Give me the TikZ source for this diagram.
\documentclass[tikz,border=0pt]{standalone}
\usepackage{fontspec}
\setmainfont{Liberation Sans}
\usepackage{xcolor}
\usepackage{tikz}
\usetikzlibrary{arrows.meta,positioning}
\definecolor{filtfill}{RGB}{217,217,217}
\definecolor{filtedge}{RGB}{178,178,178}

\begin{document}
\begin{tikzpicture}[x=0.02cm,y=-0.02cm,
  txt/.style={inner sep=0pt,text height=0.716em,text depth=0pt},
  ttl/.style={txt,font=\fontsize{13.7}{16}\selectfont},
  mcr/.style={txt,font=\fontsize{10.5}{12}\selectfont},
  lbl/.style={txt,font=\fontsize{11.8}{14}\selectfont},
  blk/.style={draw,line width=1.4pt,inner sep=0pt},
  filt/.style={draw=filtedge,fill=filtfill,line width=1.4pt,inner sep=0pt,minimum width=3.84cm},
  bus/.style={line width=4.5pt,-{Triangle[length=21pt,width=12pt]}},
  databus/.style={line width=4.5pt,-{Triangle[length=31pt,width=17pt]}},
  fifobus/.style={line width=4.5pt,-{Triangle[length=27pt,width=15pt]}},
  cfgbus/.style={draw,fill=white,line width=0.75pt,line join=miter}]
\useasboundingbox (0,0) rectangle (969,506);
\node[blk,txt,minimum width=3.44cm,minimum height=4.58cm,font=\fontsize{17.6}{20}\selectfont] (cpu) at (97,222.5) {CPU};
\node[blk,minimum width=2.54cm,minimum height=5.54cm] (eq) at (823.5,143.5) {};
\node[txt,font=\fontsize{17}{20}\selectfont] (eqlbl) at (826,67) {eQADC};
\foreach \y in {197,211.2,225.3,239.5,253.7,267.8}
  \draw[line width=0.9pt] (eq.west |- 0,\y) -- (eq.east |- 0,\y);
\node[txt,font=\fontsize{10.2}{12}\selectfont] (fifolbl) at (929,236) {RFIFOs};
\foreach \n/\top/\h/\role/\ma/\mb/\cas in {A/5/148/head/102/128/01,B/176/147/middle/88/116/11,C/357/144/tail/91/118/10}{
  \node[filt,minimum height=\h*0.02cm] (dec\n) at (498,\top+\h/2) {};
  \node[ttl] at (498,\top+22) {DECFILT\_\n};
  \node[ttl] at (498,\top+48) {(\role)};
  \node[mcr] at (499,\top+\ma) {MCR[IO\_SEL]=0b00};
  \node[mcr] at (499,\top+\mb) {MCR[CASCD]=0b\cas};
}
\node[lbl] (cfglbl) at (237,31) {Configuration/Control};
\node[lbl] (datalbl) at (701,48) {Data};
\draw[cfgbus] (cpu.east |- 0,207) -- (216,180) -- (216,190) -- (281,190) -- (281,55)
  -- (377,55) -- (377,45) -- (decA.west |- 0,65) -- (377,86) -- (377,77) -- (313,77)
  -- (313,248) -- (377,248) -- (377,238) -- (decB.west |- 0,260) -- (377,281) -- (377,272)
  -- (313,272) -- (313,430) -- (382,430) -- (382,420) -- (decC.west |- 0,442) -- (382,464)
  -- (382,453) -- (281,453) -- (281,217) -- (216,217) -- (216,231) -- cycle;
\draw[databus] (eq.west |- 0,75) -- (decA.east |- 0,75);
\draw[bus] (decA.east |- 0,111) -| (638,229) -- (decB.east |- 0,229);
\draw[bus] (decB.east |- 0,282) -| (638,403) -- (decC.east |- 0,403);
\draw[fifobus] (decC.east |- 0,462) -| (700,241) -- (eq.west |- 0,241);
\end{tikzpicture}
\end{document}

==

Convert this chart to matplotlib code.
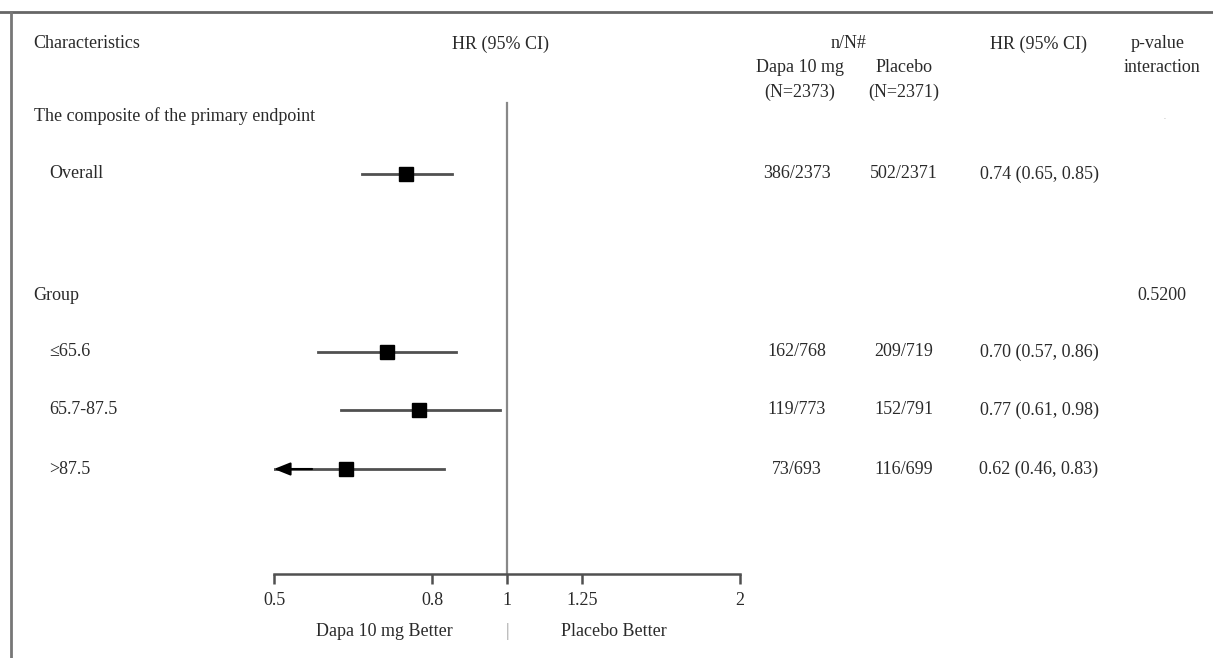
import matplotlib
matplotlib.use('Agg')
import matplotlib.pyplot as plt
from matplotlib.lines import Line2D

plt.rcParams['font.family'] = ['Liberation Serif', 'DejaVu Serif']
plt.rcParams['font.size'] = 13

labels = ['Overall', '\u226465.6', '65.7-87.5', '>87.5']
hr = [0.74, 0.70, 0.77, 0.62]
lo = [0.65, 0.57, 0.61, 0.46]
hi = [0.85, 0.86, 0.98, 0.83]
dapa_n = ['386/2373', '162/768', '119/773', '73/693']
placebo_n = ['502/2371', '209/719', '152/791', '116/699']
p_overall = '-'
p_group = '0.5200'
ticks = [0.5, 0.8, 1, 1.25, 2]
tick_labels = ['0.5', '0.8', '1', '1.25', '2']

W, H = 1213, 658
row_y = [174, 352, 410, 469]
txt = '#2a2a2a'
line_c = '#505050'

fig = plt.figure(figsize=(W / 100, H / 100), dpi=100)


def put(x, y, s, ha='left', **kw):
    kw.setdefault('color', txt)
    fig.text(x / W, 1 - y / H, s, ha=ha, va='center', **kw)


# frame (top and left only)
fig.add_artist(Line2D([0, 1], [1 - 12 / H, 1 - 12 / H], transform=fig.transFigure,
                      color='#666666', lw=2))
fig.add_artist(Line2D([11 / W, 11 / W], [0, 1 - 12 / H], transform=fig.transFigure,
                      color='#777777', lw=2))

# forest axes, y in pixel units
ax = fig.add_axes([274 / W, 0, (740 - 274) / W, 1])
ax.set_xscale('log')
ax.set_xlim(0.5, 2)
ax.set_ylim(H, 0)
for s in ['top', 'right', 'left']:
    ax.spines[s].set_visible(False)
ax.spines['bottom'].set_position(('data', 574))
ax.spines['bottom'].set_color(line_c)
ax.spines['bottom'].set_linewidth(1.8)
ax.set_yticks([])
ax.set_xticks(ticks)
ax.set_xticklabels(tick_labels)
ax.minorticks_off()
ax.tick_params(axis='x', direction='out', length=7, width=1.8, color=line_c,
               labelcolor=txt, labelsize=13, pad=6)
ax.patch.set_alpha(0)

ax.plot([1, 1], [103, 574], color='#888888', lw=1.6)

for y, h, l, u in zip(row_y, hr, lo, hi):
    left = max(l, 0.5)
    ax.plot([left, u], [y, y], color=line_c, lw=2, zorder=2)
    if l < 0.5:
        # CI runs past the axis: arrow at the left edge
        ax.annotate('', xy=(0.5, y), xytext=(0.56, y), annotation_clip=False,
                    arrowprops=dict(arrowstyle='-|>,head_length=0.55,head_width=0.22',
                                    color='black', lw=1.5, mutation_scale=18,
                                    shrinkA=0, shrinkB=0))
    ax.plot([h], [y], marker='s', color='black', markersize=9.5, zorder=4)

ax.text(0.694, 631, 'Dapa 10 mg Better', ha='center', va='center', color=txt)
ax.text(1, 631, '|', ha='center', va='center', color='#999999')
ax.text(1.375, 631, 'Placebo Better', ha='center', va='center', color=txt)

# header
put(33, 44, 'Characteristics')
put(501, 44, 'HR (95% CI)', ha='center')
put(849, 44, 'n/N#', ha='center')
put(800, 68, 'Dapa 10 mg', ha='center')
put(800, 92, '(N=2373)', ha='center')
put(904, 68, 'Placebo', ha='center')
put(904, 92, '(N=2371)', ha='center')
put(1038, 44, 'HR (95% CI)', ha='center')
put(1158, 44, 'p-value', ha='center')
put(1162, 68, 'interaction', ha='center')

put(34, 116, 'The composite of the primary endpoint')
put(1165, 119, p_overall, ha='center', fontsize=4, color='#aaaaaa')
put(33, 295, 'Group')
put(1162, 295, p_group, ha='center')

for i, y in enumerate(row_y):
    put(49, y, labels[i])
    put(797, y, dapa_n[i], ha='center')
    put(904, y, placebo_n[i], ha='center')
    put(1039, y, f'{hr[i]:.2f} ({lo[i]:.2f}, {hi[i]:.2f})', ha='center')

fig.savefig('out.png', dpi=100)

> _Problem to work on_: Only the lines from "Convert this chart to matplotlib code." through "color='#777777', lw=2))" should appear in your output, copied exactly with both end lines, and with no pictures.

> _Solution to this exercise_:
Convert this chart to matplotlib code.
import matplotlib
matplotlib.use('Agg')
import matplotlib.pyplot as plt
from matplotlib.lines import Line2D

plt.rcParams['font.family'] = ['Liberation Serif', 'DejaVu Serif']
plt.rcParams['font.size'] = 13

labels = ['Overall', '\u226465.6', '65.7-87.5', '>87.5']
hr = [0.74, 0.70, 0.77, 0.62]
lo = [0.65, 0.57, 0.61, 0.46]
hi = [0.85, 0.86, 0.98, 0.83]
dapa_n = ['386/2373', '162/768', '119/773', '73/693']
placebo_n = ['502/2371', '209/719', '152/791', '116/699']
p_overall = '-'
p_group = '0.5200'
ticks = [0.5, 0.8, 1, 1.25, 2]
tick_labels = ['0.5', '0.8', '1', '1.25', '2']

W, H = 1213, 658
row_y = [174, 352, 410, 469]
txt = '#2a2a2a'
line_c = '#505050'

fig = plt.figure(figsize=(W / 100, H / 100), dpi=100)


def put(x, y, s, ha='left', **kw):
    kw.setdefault('color', txt)
    fig.text(x / W, 1 - y / H, s, ha=ha, va='center', **kw)


# frame (top and left only)
fig.add_artist(Line2D([0, 1], [1 - 12 / H, 1 - 12 / H], transform=fig.transFigure,
                      color='#666666', lw=2))
fig.add_artist(Line2D([11 / W, 11 / W], [0, 1 - 12 / H], transform=fig.transFigure,
                      color='#777777', lw=2))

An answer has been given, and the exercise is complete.